Em quase todas as esquinas da área central de Nova Iorque, o que inclui Times Square, há uma carrocinha de halal food. É comida árabe, mas não sei bem de que país, ou países. O fato é que os homens que estão à frente das carrocinhas (nunca há mulheres) falam árabe e têm biotipo árabe. O cheiro que essa comida exala é marcante e muito perfumado, irresistível, eu diria. Comi um sanduíche de falafel numa esquina da 6ª Av. que estava simplesmente divino. Os falafels foram fritos na hora e estavam muito crocantes, além de extremamente saborosos. O melhor falafel que já comi na vida. O vendedor me explicou que halal significa sagrado. Acabou virando um nome comum para esse tipo de comida árabe que se vende nas esquinas de nova Iorque.

Um domingo no Harlem


Foi pura coincidência, mas acabei descobrindo que domingo é um ótimo dia para se visitar o Harlem. Não creio errar ao pressupor que só aos domingos se pode ver as senhorinhas super arrumadas para os cultos, com seus casacos, sapatos alinhados e, principalmente, seus chapéus de cores e formas as mais inusitadas. Assisti a uma cena graciosa. Uma avozinha saindo de sua igreja toda na beca, com chapéu e sapatos vermelhos. Um carro encostou no meio-fio para apanhá-la. Ela se aproximou da mala, tirou um par de tênis de dentro e se pôs a descalçar seus elegantes sapatos vermelhos, para pôr os tênis. Como se tratava de uma pessoa idosa, e a operação requeria alguma flexibilidade e esforço físico, foi custosa e demorada.
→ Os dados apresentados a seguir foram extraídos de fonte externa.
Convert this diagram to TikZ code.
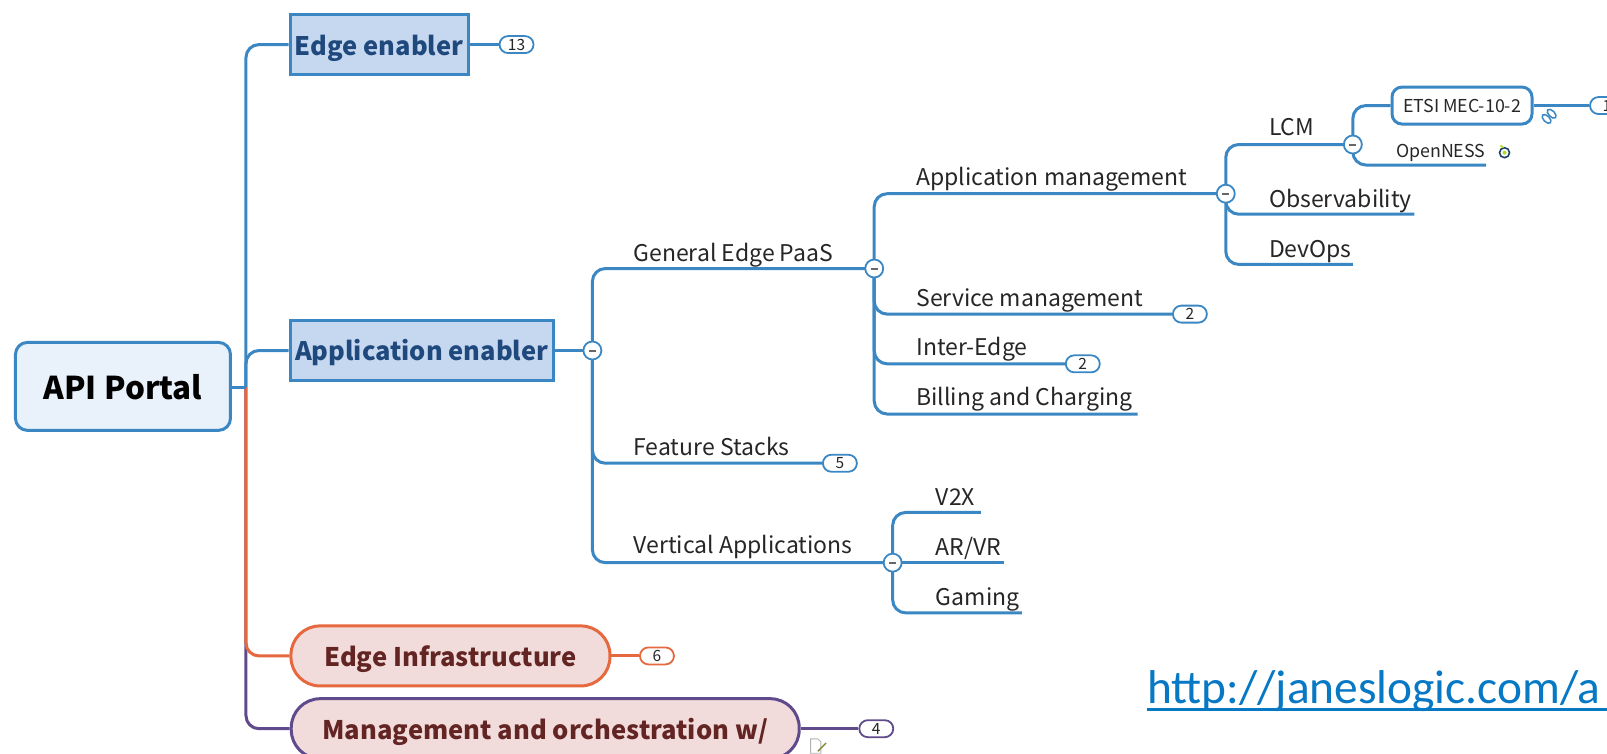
\documentclass[tikz,border=0pt]{standalone}
\usepackage{fontspec}
\setmainfont{Noto Sans CJK SC}
\newfontfamily\urlfont{Carlito}
\usetikzlibrary{backgrounds,shapes.misc}
\definecolor{lnblue}{HTML}{3A87C4}
\definecolor{lnred}{HTML}{E5683F}
\definecolor{lnpurple}{HTML}{5F4B8B}
\definecolor{txblue}{HTML}{1F497D}
\definecolor{txred}{HTML}{632523}
\definecolor{fillblue}{HTML}{C6D8F0}
\definecolor{fillroot}{HTML}{E9F1FA}
\definecolor{fillred}{HTML}{F2DCDB}
\definecolor{txdark}{HTML}{262626}
\definecolor{urlblue}{HTML}{0678C4}
\newcommand{\fs}[1]{\fontsize{#1}{#1}\selectfont}
\tikzset{
  x=1.0249pt,y=-1.0249pt,
  link/.style={draw=lnblue,line width=3pt,rounded corners=13pt},
  rootbox/.style={draw=lnblue,line width=3pt,fill=fillroot,rounded corners=12pt,minimum width=215pt,minimum height=88pt,inner sep=0pt,text=black},
  mainbox/.style={draw=lnblue,line width=3pt,fill=fillblue,minimum height=60pt,inner sep=0pt,text=txblue},
  pill/.style={fill=fillred,line width=3pt,minimum height=60pt,inner sep=0pt,rounded corners=29pt,text=txred},
  boldtext/.style={font=\fs{#1}\bfseries,text height=.9*#1 pt,text depth=.08*#1 pt},
  lab/.style={anchor=base west,inner sep=0pt,font=\fs{23},text=txdark},
  smalllab/.style={anchor=base west,inner sep=0pt,font=\fs{17.8},text=txdark},
  collapse/.style={circle,draw=lnblue,line width=1.8pt,fill=white,minimum size=18pt,inner sep=0pt},
  badge/.style={draw=lnblue,line width=1.8pt,fill=white,rounded rectangle,minimum width=34pt,minimum height=17pt,inner sep=0pt,font=\fs{15.5},text=txdark},
}
\newcommand{\minus}[1]{\draw[txdark!70,line width=2pt] ([xshift=-3.5pt]#1.center) -- ([xshift=3.5pt]#1.center);}
\begin{document}
\begin{tikzpicture}
\useasboundingbox (0,0) rectangle (1568,735.7);
% main nodes
\node[rootbox,boldtext=31.4] (root) at (120,377) {API Portal};
\node[mainbox,boldtext=25.5,minimum width=178pt] (edge) at (370,43.5) {Edge enabler};
\node[mainbox,boldtext=25.5,minimum width=263pt] (app) at (411.5,342) {Application enabler};
\node[pill,boldtext=25.6,draw=lnred,minimum width=319pt] (infra) at (439.5,640) {Edge Infrastructure};
\node[pill,boldtext=25.6,draw=lnpurple,minimum width=508pt] (mgmt) at (532,711) {Management and orchestration w/};
% badges
\node[badge] (b13) at (504,43.5) {13};
\node[badge,draw=lnred] (b6) at (641,640) {6};
\node[badge,draw=lnpurple] (b4) at (855,711) {4};
\node[badge] (b5) at (819.5,452) {5};
\node[badge] (b2a) at (1161,306.5) {2};
\node[badge] (b2b) at (1056.5,355) {2};
\node[badge] (b1) at (1568,103) {1};
% collapse circles
\node[collapse] (c1) at (578,342) {};
\node[collapse] (c2) at (853,262) {};
\node[collapse] (c3) at (871,549) {};
\node[collapse] (c4) at (1196,189) {};
\node[collapse] (c5) at (1320,141) {};
\minus{c1}\minus{c2}\minus{c3}\minus{c4}\minus{c5}
% labels
\node[lab] (tGen) at (618,255) {General Edge PaaS};
\node[lab] (tFea) at (618,444.5) {Feature Stacks};
\node[lab] (tVer) at (618,540) {Vertical Applications};
\node[lab] (tApp) at (894,181) {Application management};
\node[lab] (tSer) at (894,299) {Service management};
\node[lab] (tInt) at (894,347) {Inter-Edge};
\node[lab] (tBil) at (894,396) {Billing and Charging};
\node[lab] (tLCM) at (1238,132) {LCM};
\node[lab] (tObs) at (1238,202) {Observability};
\node[lab] (tDev) at (1238,251) {DevOps};
\node[lab] (tV2X) at (913,493) {V2X};
\node[lab] (tAR) at (913,542) {AR/VR};
\node[lab] (tGam) at (913,591) {Gaming};
\node[smalllab] (tOpen) at (1362,154) {OpenNESS};
\node[draw=lnblue,line width=3pt,fill=white,rounded corners=10pt,minimum width=140pt,minimum height=37pt,inner sep=0pt,font=\fs{17.8},text=txdark] (etsi) at (1426.5,103) {ETSI MEC-10-2};
\node[anchor=base west,inner sep=0pt,text=urlblue,font=\urlfont\fs{47.4}] (url) at (1119,686) {http://janeslogic.com/a};
\draw[urlblue,line width=2.6pt] (1119,692) -- (1568,692);
% free ends
\coordinate (eObs) at (1380,209);
\coordinate (eDev) at (1320,258);
\coordinate (eBil) at (1110,404);
\coordinate (eV2X) at (957,500);
\coordinate (eAR) at (980,549);
\coordinate (eGam) at (997,598);
\coordinate (eOpen) at (1450,161);
\coordinate (trunk) at (240,378);
\begin{scope}[on background layer]
\draw[link] (trunk) |- (edge.west);
\draw[link] (trunk) |- (app.west);
\draw[link,draw=lnpurple] (trunk) |- (mgmt.west);
\draw[link,draw=lnred] (trunk) |- (infra.west);
\draw[link] (root.east |- trunk) -- (trunk);
\draw[link] (edge.east) -- (b13.west);
\draw[link,draw=lnred] (infra.east) -- (b6.west);
\draw[link,draw=lnpurple] (mgmt.east |- b4.west) -- (b4.west);
\draw[link] (app.east) -- (c1.center);
\draw[link] (c1.center) |- (c2.center);
\draw[link] (c1.center) |- (b5.west);
\draw[link] (c1.center) |- (c3.center);
\draw[link] (c2.center) |- (c4.center);
\draw[link] (c2.center) |- (b2a.west);
\draw[link] (c2.center) |- (b2b.west);
\draw[link] (c2.center) |- (eBil);
\draw[link] (c4.center) |- (c5.center);
\draw[link] (c4.center) |- (eObs);
\draw[link] (c4.center) |- (eDev);
\draw[link] (c5.center) |- (etsi.west);
\draw[link] (c5.center) |- (eOpen);
\draw[link] (etsi.east) -- (b1.west);
\draw[link] (c3.center) |- (eV2X);
\draw[link] (c3.center) -- (eAR);
\draw[link] (c3.center) |- (eGam);
\end{scope}
% icons
\draw[lnblue,line width=1.5pt,rotate around={-45:(1509,116)}] (1509,116) ellipse (5.5pt and 3pt);
\draw[lnblue,line width=1.5pt,rotate around={-45:(1514,111)}] (1514,111) ellipse (5.5pt and 3pt);
\draw[fill=white,draw=black!50!lnblue,line width=1.6pt] (1468,149) circle (5pt);
\fill[yellow!70!green] (1468,149) circle (2pt);
\draw[yellow!70!green,line width=1.6pt] (1464,142) -- (1467,144);
\draw[gray!60,line width=.9pt,fill=white] (791,721) -- (798,721) -- (801,724) -- (801,735) -- (791,735) -- cycle;
\draw[olive!70!lnblue,line width=1.4pt] (798,733) -- (806,725);
\end{tikzpicture}
\end{document}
Eu queria ter ido assistir a algum culto gospel, mas cheguei tarde. Em geral, eles vão até as 11 da manhã. Descobrir que assistir aos cultos gospel virou atração turística. Por isso, os guias recomendam que se vá logo cedo, por volta das 8 da manhã, quando os turistas ainda não saíram de suas camas.
Duas coisas me impressionaram no Harlem. A primeira é a tonalidade de cores das casas do bairro. É tudo ocre no Harlem! De um ocre sombrio e triste. É quase que sem respiro essa paisagem urbana, onde é difícil ver alguma manchinha branca, que se dirá mais colorida e alegre. Essa é mais uma imagem de Nova Iorque que me parece incongruente. Culturas e sociedades negras sempre me sugerem cor e alegria. É simplesmente estranho que essa vizinhança negra, em Nova Iorque, seja tão monocromática, esteticamente tão pobre, fechada, e, sobretudo, sem alegria.
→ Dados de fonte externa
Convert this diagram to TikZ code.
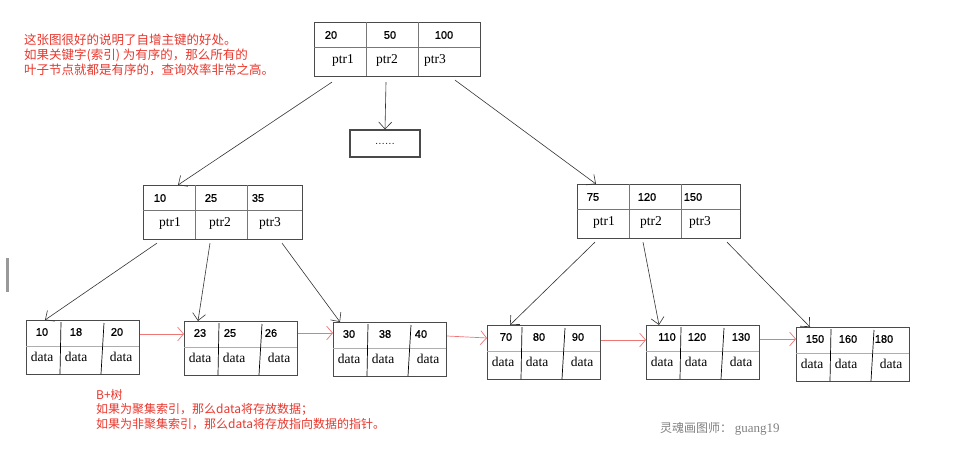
\documentclass[tikz,border=0pt]{standalone}
\usepackage{fontspec}
\newfontfamily\cjk{Noto Sans CJK SC}
\newfontfamily\numfont{Liberation Sans}[FakeBold=1]
\newfontfamily\valfont{Liberation Serif}
\usetikzlibrary{arrows.meta}

\definecolor{notered}{HTML}{E8362C}
\definecolor{linkred}{HTML}{F07575}
\definecolor{boxgray}{HTML}{4A4A4A}

\tikzset{
  box/.style={draw=boxgray, line width=1.1pt, inner sep=0pt},
  rule/.style={draw=boxgray!75, line width=0.7pt},
  key/.style={font=\numfont\fontsize{11}{13}\selectfont, inner sep=0pt},
  val/.style={font=\valfont\fontsize{13.5}{15}\selectfont, inner sep=0pt},
  link/.style={draw=black!80, line width=0.6pt, -{Straight Barb[length=7pt,width=13pt]}},
  nextleaf/.style={draw=linkred, line width=0.7pt, -{Straight Barb[length=6pt,width=14pt]}},
  note/.style={text=notered, align=left, inner sep=0pt},
}

% inner node: name, x, y, width, key offsets/keys, ptr offsets
\newcommand{\treebox}[6]{%
  \node[box, minimum width=#4, minimum height=54, anchor=north west] (#1) at (#2,#3) {};
  \draw[rule] (#1.north west) ++(0,25) -- ++(#4,0);
  \draw[rule] (#1.north west) ++(52,0) -- ++(0,54);
  \draw[rule] (#1.north west) ++(104,0) -- ++(0,54);
  \foreach \dx/\k [count=\i] in {#5}
    \path (#1.north west) ++(\dx,13) node[key] (#1-k\i) {\k};
  \foreach \dx [count=\i] in {#6}
    \path (#1.north west) ++(\dx,38) node[val] (#1-p\i) {ptr\i};
}

% leaf node: name, x, y, key offsets/keys
\newcommand{\leafbox}[4]{%
  \node[box, minimum width=113, minimum height=54, anchor=north west] (#1) at (#2,#3) {};
  \draw[rule, draw=boxgray!45] (#1.north west) ++(0,26) -- ++(113,0);
  \draw[rule, draw=black] (#1.north west) ++(35,2) -- ++(-1,52);
  \draw[rule, draw=black] (#1.north west) ++(78,3) -- ++(-3,51);
  \foreach \dx/\k [count=\i] in {#4}
    \path (#1.north west) ++(\dx,12) node[key] (#1-k\i) {\k};
  \foreach \dx [count=\i] in {16,50,95}
    \path (#1.north west) ++(\dx,37) node[val] (#1-d\i) {data};
}

\begin{document}
\begin{tikzpicture}[x=1pt, y=-1pt]
  \useasboundingbox (0,0) rectangle (976,453);
  \fill[gray!80] (6,258) rectangle (9,292);

  % root and inner nodes
  \treebox{root}{314}{22}{166}{17/20,76/50,130/100}{29,73,121}
  \node[box, minimum width=70, minimum height=27] (dots) at (385,143.5)
    {\fontsize{12}{14}\selectfont ......};
  \treebox{li}{143}{185}{159}{17/10,68/25,115/35}{27,77,127}
  \treebox{ri}{577}{184}{163}{16/75,70/120,116/150}{27,74,123}

  % leaves
  \leafbox{l1}{26}{320}{16/10,50/18,91/20}
  \leafbox{l2}{184}{321}{16/23,46/25,87/26}
  \leafbox{l3}{333}{322}{16/30,52/38,88/40}
  \leafbox{l4}{487}{325}{19/70,52/80,91/90}
  \leafbox{l5}{646}{325}{21/110,51/120,95/130}
  \leafbox{l6}{796}{327}{19/150,52/160,88/180}

  % pointers
  \draw[link] ([shift={(18,5)}]root.south west) -- ([shift={(35,0)}]li.north west);
  \draw[link] ([shift={(72,5)}]root.south west) -- (dots.north);
  \draw[link] ([shift={(141,3)}]root.south west) -- ([shift={(19,0)}]ri.north west);
  \draw[link] ([shift={(14,3)}]li.south west) -- ([shift={(19,0)}]l1.north west);
  \draw[link] ([shift={(67,3)}]li.south west) -- ([shift={(14,0)}]l2.north west);
  \draw[link] ([shift={(139,3)}]li.south west) -- ([shift={(7,0)}]l3.north west);
  \draw[link] ([shift={(18,3)}]ri.south west) -- ([shift={(23,0)}]l4.north west);
  \draw[link] ([shift={(66,3)}]ri.south west) -- ([shift={(13,0)}]l5.north west);
  \draw[link] ([shift={(150,3)}]ri.south west) -- ([shift={(14,0)}]l6.north west);

  % leaf chain
  \draw[nextleaf] ([shift={(0,14)}]l1.north east) -- ([shift={(0,13)}]l2.north west);
  \draw[nextleaf] ([shift={(0,12)}]l2.north east) -- ([shift={(0,11)}]l3.north west);
  \draw[nextleaf] ([shift={(0,14)}]l3.north east) -- ([shift={(0,13)}]l4.north west);
  \draw[nextleaf] ([shift={(0,15)}]l4.north east) -- ([shift={(0,15)}]l5.north west);
  \draw[nextleaf] ([shift={(0,14)}]l5.north east) -- ([shift={(0,12)}]l6.north west);

  % notes
  \node[note, anchor=north west, font=\cjk\fontsize{12.5}{15}\selectfont] (intro) at (24,34)
    {这张图很好的说明了自增主键的好处。\\如果关键字(索引) 为有序的，那么所有的\\叶子节点就都是有序的，查询效率非常之高。};
  \node[note, anchor=north west, font=\cjk\fontsize{12}{14.5}\selectfont] (legend) at (96,389)
    {B+树\\如果为聚集索引，那么data将存放数据；\\如果为非聚集索引，那么data将存放指向数据的指针。};
  \node[text=gray, anchor=west, inner sep=0pt, font=\cjk\fontsize{12}{14}\selectfont] (sign) at (660,429)
    {灵魂画图师：\ {\valfont\fontsize{13}{14}\selectfont guang19}};
\end{tikzpicture}
\end{document}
A outra coisa que me impressionou no Harlem foi a profusão de igrejas na Av. Malcom X. Num pequeno trecho contei cerca de vinte, e de distintas denominações. Católicas, batistas, episcopais, evangélicas. Pra todos os gostos e credos. E sempre a poucos passos umas das outras. Paro diante de uma delas. Me chama a atenção um absurdo letreiro com texto homofóbico. Uma senhora, branca, se aproxima de mim e expressa sua indignação com o letreiro. Eu tento acalmá-la e lhe digo que não é nessa direção que o mundo está caminhando. Temos uma tendência natural para valorizar o momento em que estamos vivendo, o que nos leva a perceber os problemas de forma mais dramática. Mas a verdade é que quando olhamos a longue durée, como dizem os franceses, ou seja, os períodos extensos, nos damos conta de que apesar de todos os males e mazelas que persistem, a humanidade vem avançando em muitos aspectos, inclusive no que diz respeito ao bem-estar social e aos direitos humanos e das chamadas minorias.

Tento visitar um centro de cultura e herança negra, mas está fechado. Um homem à porta começa a conversar comigo e quando lhe digo que sou do Brasil faz a maior festa. No seu caso, adora futebol. Também queria muito ter almoçado no Sylvia´s, que Verônica me recomendou muitíssimo. E deve ser bom mesmo, porque estava lotado. Gente esperando do lado de fora. Infelizmente, tenho um espetáculo para assistir e não posso esperar o atendimento. Coleciono mais uma boa razão para voltar a Nova Iorque.